Neue Forschungen zeigen, wie anhand eines Genregulators das Geschlecht des Babys bestimmt werden kann. Dieser Genregulator kann auch darüber entscheiden, ob sich das Fortpflanzungssystem nach der Geburt anders entwickelt.
Forscher des Murdoch-Instituts für Kinderheilkunde in Melbourne machten kürzlich eine Entdeckung, die weiteren Aufschluss darüber gibt, wie das Geschlecht des Babys bestimmt werden kann. Die Wissenschaftler stellten fest, dass nicht allein die XY- und XX-Chromosomen dabei essentiell sind, sondern auch ein Regulator, der die Genaktivität des Ungeborenen steigern oder senken kann. Dieser Genregulator kann darüber entscheiden, ob das Kind letztlich männlich oder weiblich wird.
Genetische Zusammensetzung kann Geschlecht oder Störungen der Geschlechtsentwicklung bestimmen
Die Studie „Human Sex Reversal Is Caused by Duplication or Deletion of Core Enhancers Upstream of SOX9“ wurde vor Kurzem in der Zeitschrift Nature Communications veröffentlicht.
Brittany Croft, Forscherin am Murdoch-Institut und Doktorandin des Hudson Institute, stellte dabei die These auf, dass die Chromosomenzusammensetzung eines Babys bei der Zeugung sein Geschlecht bestimme. Das Y-Chromosom umfasse ein Gen namens SRY, das mit einem weiteren Gen namens SOX9 zusammenwirke, und so die Entwicklung der Hoden einleite, wobei große Mengen dieses Hormons erforderlich seien, damit sich die Hoden normal entwickeln. Eine Unterbrechung der Aktivität des SOX9-Gens könne zu Störungen der Geschlechtsentwicklung führen.
Intersex-Entwicklung
Eine dieser Störungen der Geschlechtsentwicklung, die einfach ausgedrückt als „Intersex“ bezeichnet wird, kommt vor, wenn bei einem Baby eine Kombination aus männlichen und weiblichen Zügen auftritt, es also nicht eindeutig ist, welches Geschlecht es besitzt. Leider ist über diese Störung, die eines von 4.500 bis 5.500 Kindern betrifft, nur wenig bekannt. Die Forscher untersuchten 44 Menschen mit dieser Anomalie, und bestimmten drei Enhancer (nicht transkribierte Gensequenzen) in nicht-kodierender DNA, die die Aktivität des SOX9-Gens bestimmten. Bei der Untersuchung der Proben stellten die Wissenschaftler fest, dass Menschen mit XX-Chromosomen und hohen SOX9-Werten Hoden statt Eierstöcke entwickelten. Umgekehrt fanden sie heraus, dass Menschen mit XY-Chromosomen und niedrigen SOX9-Werten Eierstöcke statt Hoden gebildet hatten.

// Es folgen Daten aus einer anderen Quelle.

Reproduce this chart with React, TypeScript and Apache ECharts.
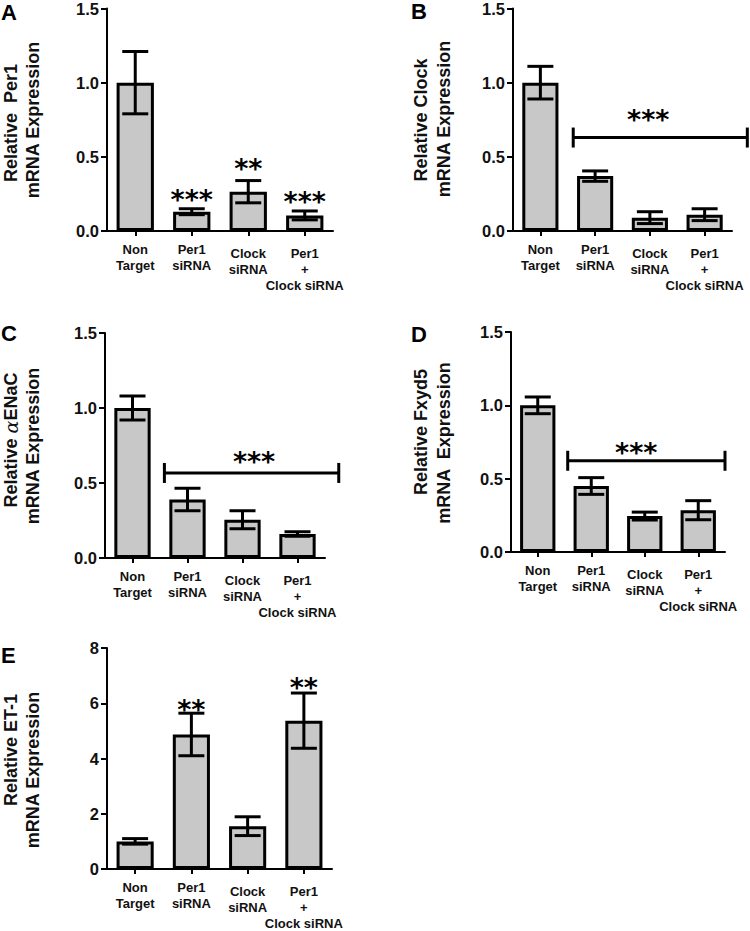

Professor Andrew Sinclair, Forschungsleiter der Studie, gab an, dass sich diese Enhancer innerhalb der DNA, aber außerhalb der Gene befinden. Es handle sich um „überflüssige DNA“ bzw. „dunkle Materie“, wobei rund 90 Prozent der DNA daraus bestehe, und dass eine exaktere Untersuchung dieser Enhancer ein genaueres Verständnis der DNA generell liefern könne.
Professor Sinclair fuhr fort, dass rund 22.000 Gene von rund einer Million Enhancern kontrolliert werden würden. Ziel der Studie sei es, besser zu verstehen, inwiefern das SOX9-Gen von diesen Enhancern kontrolliert werde, ob es möglich sei, diese Enhancer zu hemmen, und ob dies zu Störungen in der Geschlechtsentwicklung führe.
Die Zukunft der Intersex-Forschung
Bislang wurden bei der Untersuchung der Ursachen für Intersex-Entwicklungen nicht-kodierende DNA-Bereiche noch nicht involviert. In Anbetracht der vorliegenden Ergebnisse wird sich dies jedoch möglicherweise ändern.
Croft gab an, dass diese Ergebnisse sehr bedeutsam seien, und das Hinzukommen und Wegnehmen von Enhancern für eine normale Geschlechtsentwicklung erforderlich seien. Man müsse auch über die Gene hinaus auf die Enhancer blicken. Sinclair pflichtet dem bei. Die dunkle Materie der DNA sei der Schlüssel zu einem besseren Verständnis im Hinblick auf Störungen der Geschlechtsentwicklung.